BUCHAREST, March 13 (Reuters) - Romania's current account deficit rose around 17 percent on the year to 1.14 billion euros ($1.75 billion) in January, a much slower pace of growth compared with last year, central bank data showed on Thursday.
Revised figures show the current account gap in January 2007 more than trebled year-on-year. The external shortfall reached a cumulative 16.9 billion euros at the end of 2007, or around 14 percent of gross domestic product.
Economists have warned the gap makes Romania particularly vulnerable to any big outflows of foreign cash.
The shortfall widened rapidly after European Union accession at the start of last year removed customs taxes with member states. Analysts said the deficit's slower growth in January was largely due to a base effect and a weaker leu currency, but overall there were signs it could be stabilised this year.
"We can see that imports grew at a lesser pace than exports both in December and January," said Ionut Dumitru, head of research at Raiffeisen Bank in Bucharest.
"We are counting on the fact that the deficit will be stabilised this year ... that should be a good sign."
Central bank data showed exports rose 17 percent to 2.4 billion euros in January, boosted by a fall in the local leu currency, while imports rose 11.3 percent to 3.5 billion euros.

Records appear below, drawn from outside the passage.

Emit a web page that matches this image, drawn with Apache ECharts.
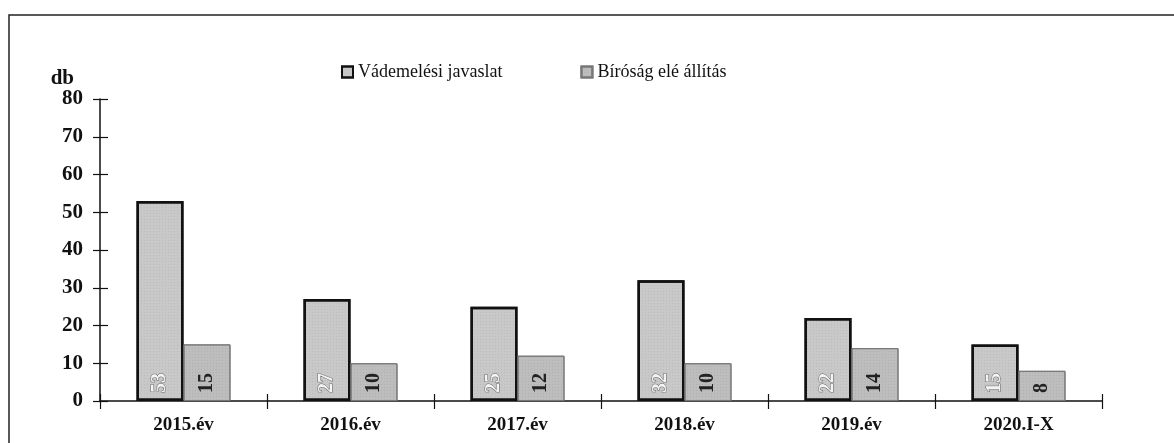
<!DOCTYPE html>
<html>
<head>
<meta charset="utf-8">
<script src="https://cdn.jsdelivr.net/npm/echarts@6/dist/echarts.min.js"></script>
<style>
html,body{margin:0;padding:0;background:#fff;}
#c{width:1174px;height:443px;}
</style>
</head>
<body>
<div id="c"></div>
<script>
const categories = ['2015.év', '2016.év', '2017.év', '2018.év', '2019.év', '2020.I-X'];
const seriesNames = ['Vádemelési javaslat', 'Bíróság elé állítás'];
const vademelesi = [53, 27, 25, 32, 22, 15];
const birosag = [15, 10, 12, 10, 14, 8];
const yTicks = { min: 0, max: 80, interval: 10 };

const chart = echarts.init(document.getElementById('c'));
const serif = '"Liberation Serif", "DejaVu Serif", serif';
const labelCommon = {
  show: true,
  position: 'insideBottom',
  rotate: 90,
  align: 'left',
  verticalAlign: 'middle',
  distance: 8,
  fontFamily: serif,
  fontWeight: 'bold',
  fontSize: 20
};
chart.setOption({
  animation: false,
  backgroundColor: '#fff',
  graphic: [{
    type: 'rect',
    shape: { x: 9, y: 15, width: 1200, height: 500 },
    style: { fill: 'none', stroke: '#222', lineWidth: 1.5 },
    silent: true
  }],
  legend: {
    top: 58,
    left: 336,
    itemGap: 78,
    itemWidth: 11,
    itemHeight: 11,
    icon: 'rect',
    textStyle: { fontFamily: serif, fontSize: 18, color: '#111' },
    data: seriesNames
  },
  grid: { left: 100, right: 72, top: 99, bottom: 42 },
  xAxis: [{
    type: 'category',
    data: categories,
    axisLine: { lineStyle: { color: '#111', width: 1.5 } },
    axisTick: { show: true, length: 8, lineStyle: { color: '#111', width: 1.2 } },
    axisLabel: { fontFamily: serif, fontWeight: 'bold', fontSize: 19, color: '#111', margin: 15 }
  }, {
    type: 'category',
    data: categories,
    position: 'bottom',
    axisLine: { show: false },
    axisTick: { show: true, inside: true, length: 7, lineStyle: { color: '#111', width: 1.2 } },
    axisLabel: { show: false }
  }],
  yAxis: [{
    type: 'value',
    min: yTicks.min, max: yTicks.max, interval: yTicks.interval,
    name: 'db',
    nameLocation: 'end',
    nameGap: 4,
    nameTextStyle: { fontFamily: serif, fontWeight: 'bold', fontSize: 21, color: '#111', align: 'right', padding: [0, 26, 0, 0] },
    splitLine: { show: false },
    axisLine: { show: true, lineStyle: { color: '#111', width: 1.5 } },
    axisTick: { show: true, length: 7, lineStyle: { color: '#111', width: 1.2 } },
    axisLabel: { fontFamily: serif, fontWeight: 'bold', fontSize: 21, color: '#111', margin: 17 }
  }, {
    type: 'value',
    position: 'left',
    min: yTicks.min, max: yTicks.max, interval: yTicks.interval,
    splitLine: { show: false },
    axisLine: { show: false },
    axisTick: { show: true, inside: true, length: 8, lineStyle: { color: '#111', width: 1.2 } },
    axisLabel: { show: false }
  }],
  series: [{
    name: seriesNames[0],
    type: 'bar',
    data: vademelesi,
    barWidth: 47,
    barGap: '0%',
    itemStyle: {
      color: '#c8c8c8',
      borderColor: '#111',
      borderWidth: 2.5,
      decal: { symbol: 'rect', symbolSize: 0.5, color: 'rgba(80,80,80,0.4)', dashArrayX: [1, 2], dashArrayY: [1, 2], rotation: 0 }
    },
    label: Object.assign({}, labelCommon, { color: '#f4f4f4', textBorderColor: '#666', textBorderWidth: 1 })
  }, {
    name: seriesNames[1],
    type: 'bar',
    data: birosag,
    barWidth: 47,
    itemStyle: {
      color: '#bdbdbd',
      borderColor: '#777',
      borderWidth: 1,
      decal: { symbol: 'rect', symbolSize: 0.5, color: 'rgba(60,60,60,0.4)', dashArrayX: [1, 2], dashArrayY: [1, 2], rotation: 0 }
    },
    label: Object.assign({}, labelCommon, { color: '#222' })
  }]
});
</script>
</body>
</html>
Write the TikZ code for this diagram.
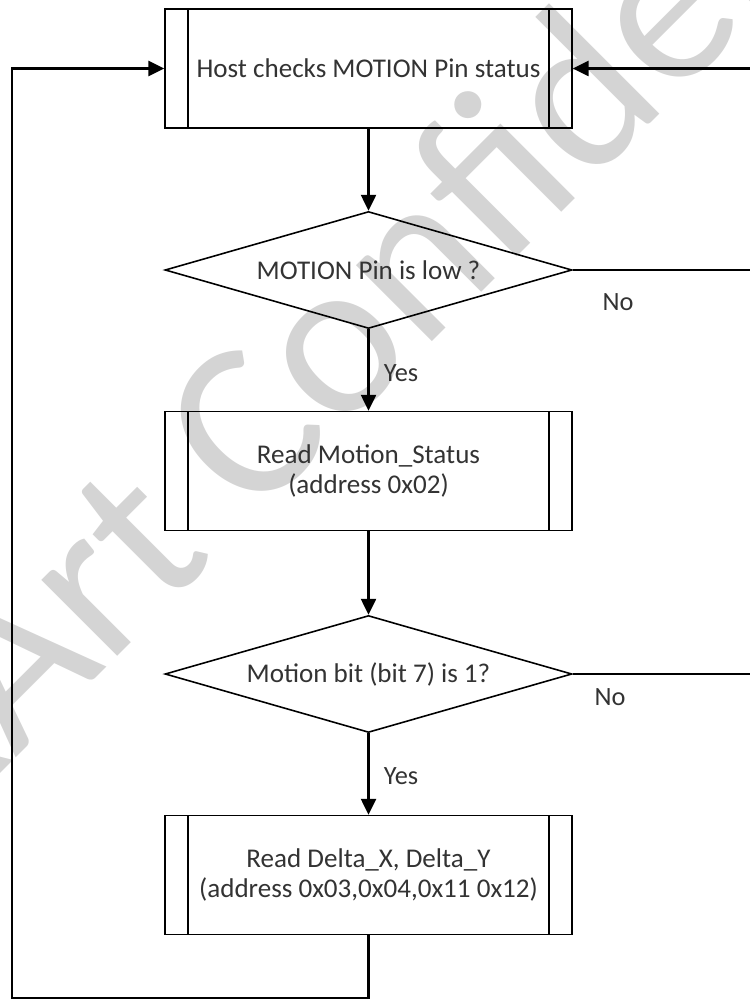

Ratings agencies Standard & Poor's and Fitch have revised Romania's outlook to negative from stable within a few months of each other as the global credit crunch increased the risks of running such a big current account gap.
Officials have committed to containing the gap this year, which analysts say is a step in the right direction. "It's a slowdown in dynamics because of a weaker leu, but in percentage of GDP it's still unsustainable," said Ciprian Dascalu, an analyst for Millennium Bank in Bucharest.
"However, it's a good signal (for the way the current account will look at the end of the year) and it is slightly positive for the leu."